*GIVEN TASK:* Where a line contains the word "Write", copy that line in full.

*RECORDS FOR PROCESSING:*
• • • • • • •

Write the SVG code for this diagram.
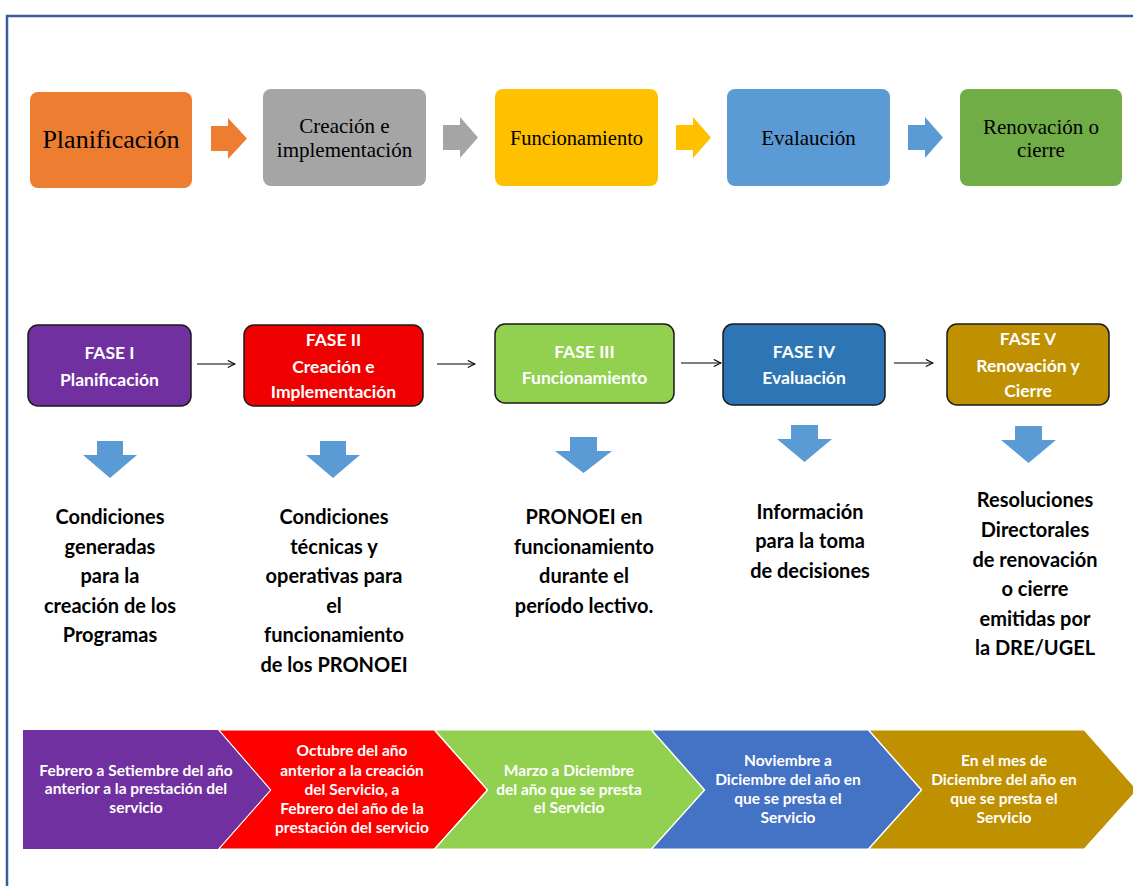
<svg xmlns="http://www.w3.org/2000/svg" width="1133" height="886" viewBox="0 0 1133 886">
<style>
.serif{font-family:"Liberation Serif","Times New Roman",serif;fill:#000;text-anchor:middle}
.ph{font-family:Lato,"Open Sans",sans-serif;fill:#fff;font-size:17.5px;font-weight:bold;text-anchor:middle}
.out{font-family:Lato,"Open Sans",sans-serif;fill:#000;font-size:20px;font-weight:bold;text-anchor:middle}
.chv{font-family:Lato,"Open Sans",sans-serif;fill:#fff;font-size:15.5px;font-weight:bold;text-anchor:middle}
.pbox{stroke:#1a1a1a;stroke-width:1.5}
.conn{stroke:#000;stroke-width:1.2;fill:none}
.down{fill:#5B9BD5}
</style>
<defs>
<marker id="ah" viewBox="0 0 10 10" refX="9" refY="5" markerWidth="9" markerHeight="9" markerUnits="userSpaceOnUse" orient="auto">
<path d="M1,1 L9,5 L1,9" fill="none" stroke="#000" stroke-width="1.2"/>
</marker>
</defs>
<rect width="1133" height="886" fill="#fff"/>
<path d="M7,886 L7,16 L1133,16" fill="none" stroke="#3E5C99" stroke-width="2.5"/>

<g id="top-planificacion"><rect x="30" y="92" width="162" height="96" rx="8" fill="#ED7D31"/><text class="serif" x="111" y="148" font-size="26">Planificación</text></g>
<g id="top-creacion"><rect x="263" y="89" width="163" height="97" rx="8" fill="#A5A5A5"/><text class="serif" x="344.5" y="133" font-size="21">Creación e</text><text class="serif" x="344.5" y="157" font-size="21">implementación</text></g>
<g id="top-funcionamiento"><rect x="495" y="89" width="163" height="97" rx="8" fill="#FFC000"/><text class="serif" x="576.5" y="145" font-size="20.5">Funcionamiento</text></g>
<g id="top-evaluacion"><rect x="727" y="89" width="163" height="97" rx="8" fill="#5B9BD5"/><text class="serif" x="808.5" y="145" font-size="21">Evalaución</text></g>
<g id="top-renovacion"><rect x="960" y="89" width="162" height="97" rx="8" fill="#70AD47"/><text class="serif" x="1041" y="134" font-size="21">Renovación o</text><text class="serif" x="1041" y="157" font-size="21">cierre</text></g>

<g id="connectors">
<path d="M211,126 H228 V118 L247,138.5 L228,159 V151 H211 Z" fill="#ED7D31"/>
<path d="M443,125 H460 V117 L478,137.5 L460,158 V150 H443 Z" fill="#A5A5A5"/>
<path d="M676,125 H693 V117 L711,137.5 L693,158 V150 H676 Z" fill="#FFC000"/>
<path d="M908,125 H925 V117 L943,137.5 L925,158 V150 H908 Z" fill="#5B9BD5"/>
<line class="conn" x1="197" y1="364" x2="235" y2="364" marker-end="url(#ah)"/>
<line class="conn" x1="437" y1="364" x2="475" y2="364" marker-end="url(#ah)"/>
<line class="conn" x1="681" y1="363" x2="721" y2="363" marker-end="url(#ah)"/>
<line class="conn" x1="894" y1="363" x2="933" y2="363" marker-end="url(#ah)"/>
<path class="down" d="M97,441 H123 V455 H137 L110,478 L83,455 H97 Z"/>
<path class="down" d="M320,441 H346 V455 H360 L333,478 L306,455 H320 Z"/>
<path class="down" d="M570,437 H597 V451 H612 L583.5,473 L555,451 H570 Z"/>
<path class="down" d="M791,425 H818 V439 H832 L804.5,462 L777,439 H791 Z"/>
<path class="down" d="M1015,426 H1042 V440 H1056 L1028.5,463 L1001,440 H1015 Z"/>
</g>

<g id="fase1"><rect class="pbox" x="28" y="325" width="163" height="81" rx="10" fill="#7030A0"/><text class="ph" x="109.5" y="359">FASE I</text><text class="ph" x="109.5" y="386">Planificación</text></g>
<g id="fase2"><rect class="pbox" x="244" y="325" width="179" height="81" rx="10" fill="#F00000"/><text class="ph" x="333.5" y="346">FASE II</text><text class="ph" x="333.5" y="373">Creación e</text><text class="ph" x="333.5" y="398">Implementación</text></g>
<g id="fase3"><rect class="pbox" x="495" y="324" width="179" height="79" rx="10" fill="#92D050"/><text class="ph" x="584.5" y="358">FASE III</text><text class="ph" x="584.5" y="384">Funcionamiento</text></g>
<g id="fase4"><rect class="pbox" x="723" y="324" width="162" height="81" rx="10" fill="#2E75B6"/><text class="ph" x="804" y="358">FASE IV</text><text class="ph" x="804" y="384">Evaluación</text></g>
<g id="fase5"><rect class="pbox" x="947" y="324" width="162" height="81" rx="10" fill="#BF9000"/><text class="ph" x="1028" y="345">FASE V</text><text class="ph" x="1028" y="372">Renovación y</text><text class="ph" x="1028" y="397">Cierre</text></g>

<g id="out1" class="out"><text x="110" y="524">Condiciones</text><text x="110" y="554">generadas</text><text x="110" y="583">para la</text><text x="110" y="613">creación de los</text><text x="110" y="642">Programas</text></g>
<g id="out2" class="out"><text x="334" y="524">Condiciones</text><text x="334" y="554">técnicas y</text><text x="334" y="583">operativas para</text><text x="334" y="613">el</text><text x="334" y="642">funcionamiento</text><text x="334" y="672">de los PRONOEI</text></g>
<g id="out3" class="out"><text x="584" y="524">PRONOEI en</text><text x="584" y="554">funcionamiento</text><text x="584" y="583">durante el</text><text x="584" y="613">período lectivo.</text></g>
<g id="out4" class="out"><text x="810" y="519">Información</text><text x="810" y="548">para la toma</text><text x="810" y="578">de decisiones</text></g>
<g id="out5" class="out"><text x="1035" y="507">Resoluciones</text><text x="1035" y="537">Directorales</text><text x="1035" y="567">de renovación</text><text x="1035" y="596">o cierre</text><text x="1035" y="626">emitidas por</text><text x="1035" y="655">la DRE/UGEL</text></g>

<g id="chev1"><path d="M23,730 H218 L270,790 L218,849 H23 Z" fill="#7030A0"/><text class="chv" x="136" y="776">Febrero a Setiembre del año</text><text class="chv" x="136" y="794">anterior a la prestación del</text><text class="chv" x="136" y="813">servicio</text></g>
<g id="chev2"><path d="M219,730 H434 L487,790 L434,849 H219 L271,790 Z" fill="#FF0000" stroke="#fff" stroke-width="1"/><text class="chv" x="352" y="756">Octubre del año</text><text class="chv" x="352" y="776">anterior a la creación</text><text class="chv" x="352" y="795">del Servicio, a</text><text class="chv" x="352" y="814">Febrero del año de la</text><text class="chv" x="352" y="833">prestación del servicio</text></g>
<g id="chev3"><path d="M435,730 H651 L704,790 L651,849 H435 L488,790 Z" fill="#92D050" stroke="#fff" stroke-width="1"/><text class="chv" x="569" y="776">Marzo a Diciembre</text><text class="chv" x="569" y="795">del año que se presta</text><text class="chv" x="569" y="813">el Servicio</text></g>
<g id="chev4"><path d="M652,730 H868 L921,790 L868,849 H652 L705,790 Z" fill="#4472C4" stroke="#fff" stroke-width="1"/><text class="chv" x="788" y="766">Noviembre a</text><text class="chv" x="788" y="785">Diciembre del año en</text><text class="chv" x="788" y="804">que se presta el</text><text class="chv" x="788" y="823">Servicio</text></g>
<g id="chev5"><path d="M869,730 H1084 L1137,790 L1084,849 H869 L922,790 Z" fill="#BF9000" stroke="#fff" stroke-width="1"/><text class="chv" x="1004" y="766">En el mes de</text><text class="chv" x="1004" y="785">Diciembre del año en</text><text class="chv" x="1004" y="804">que se presta el</text><text class="chv" x="1004" y="823">Servicio</text></g>
</svg>
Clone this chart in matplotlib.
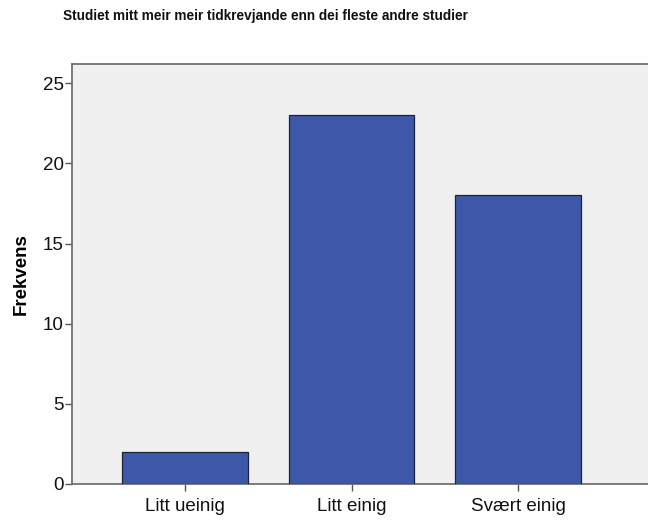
import matplotlib.pyplot as plt

# data
categories = ["Litt ueinig", "Litt einig", "Svært einig"]
counts = [2, 23, 18]
yticks = [0, 5, 10, 15, 20, 25]

plt.rcParams['font.family'] = ['Liberation Sans', 'DejaVu Sans']

fig = plt.figure(figsize=(6.48, 5.2), dpi=100)
ax = fig.add_axes([72 / 648, 36 / 520, (660 - 72) / 648, 420 / 520])
ax.set_facecolor('#F0F0F0')

x = list(range(len(categories)))
ax.bar(x, counts, width=0.754, color='#3E58A9', edgecolor='#1C2233', linewidth=0.9, zorder=3)

ax.set_xlim(-0.68, -0.68 + 588 / 166.5)
ax.set_ylim(0, 26.2)
ax.set_yticks(yticks)
ax.set_xticks(x)
ax.set_xticklabels(categories)

for s in ['top', 'bottom', 'left', 'right']:
    ax.spines[s].set_color('#666666')
    ax.spines[s].set_linewidth(1.2)

ax.tick_params(axis='both', direction='out', length=5, width=1, color='#555555',
               labelsize=13.5, labelcolor='#111111', pad=1)
ax.tick_params(axis='x', pad=5)

ax.set_ylabel('Frekvens', fontsize=13.5, fontweight='bold', labelpad=9)

fig.text(265 / 648, 1 - 16 / 520, 'Studiet mitt meir meir tidkrevjande enn dei fleste andre studier',
         ha='center', va='center', fontsize=9.8, fontweight='bold', color='#111111')

fig.savefig('out.png', dpi=100)
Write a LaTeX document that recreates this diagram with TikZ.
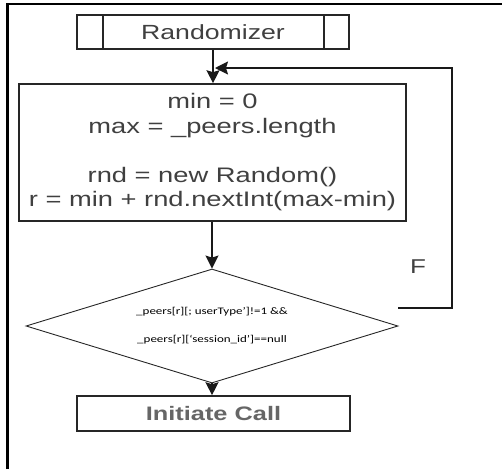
\documentclass[tikz,border=0pt]{standalone}
\usepackage{fontspec}
\setmainfont{Liberation Sans}
\newfontfamily\calib{Carlito}
\usepackage{graphicx}
\usetikzlibrary{arrows.meta, positioning, shapes.geometric}
\newcommand{\wide}[1]{\scalebox{1.3}[1]{#1}}
\begin{document}
\begin{tikzpicture}[
    x=1pt, y=-1pt,
    box/.style={draw=black!85, line width=1.6pt, rectangle, inner sep=0pt, align=center, text=black!75},
    decision/.style={draw=black!85, line width=0.9pt, diamond, aspect=3.26, inner sep=0pt, minimum width=372pt, minimum height=114pt, align=center, font=\calib\fontsize{10}{12}\selectfont},
    arr/.style={-{Stealth[length=13pt, width=13pt, inset=2pt]}, line width=1.3pt, draw=black!90}
]
\useasboundingbox (0,0) rectangle (502,469);
\draw[line width=2.4pt] (7.5,469) -- (7.5,4) -- (502,4);
\node[box, minimum width=272pt, minimum height=34pt, font=\fontsize{20.5}{24}\selectfont] (rand) at (213,32) {\wide{Randomizer}};
\draw[line width=1.6pt, black!85] ([xshift=27pt]rand.north west) -- ([xshift=27pt]rand.south west)
    ([xshift=-26pt]rand.north east) -- ([xshift=-26pt]rand.south east);
\node[box, minimum width=387pt, minimum height=137pt, font=\fontsize{21}{24.5}\selectfont] (setup) at (212.5,152.5)
    {\wide{min = 0}\\\wide{max = \_peers.length}\\[24.5pt]\wide{rnd = new Random()}\\\wide{r = min + rnd.nextInt(max-min)}};
\node[decision] (test) at (212,326) {\wide{\_peers[r][; userType’]!=1 \&\&}\\[16pt]\wide{\_peers[r][‘session\_id’]==null}};
\node[box, minimum width=273pt, minimum height=35pt, text=black!60, font=\bfseries\fontsize{19.5}{24}\selectfont] (call) at (213.5,413.5) {\wide{Initiate Call}};
\node[font=\fontsize{20}{24}\selectfont, text=black!75] (flab) at (418,267) {\wide{F}};
\coordinate (corner) at (452,68);
\coordinate (join) at (215,68);
\draw[arr] (rand) -- (rand |- setup.north);
\draw[arr] (setup.south -| test.north) -- (test.north);
\draw[arr] (test.south) -- (test.south |- call.north);
\draw[arr] ([yshift=18pt]test.east) -| (corner) -- (join);
\end{tikzpicture}
\end{document}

• • • • • • •

*WRITTEN ANSWER:*
Write the SVG code for this diagram.
Write a LaTeX document that recreates this diagram with TikZ.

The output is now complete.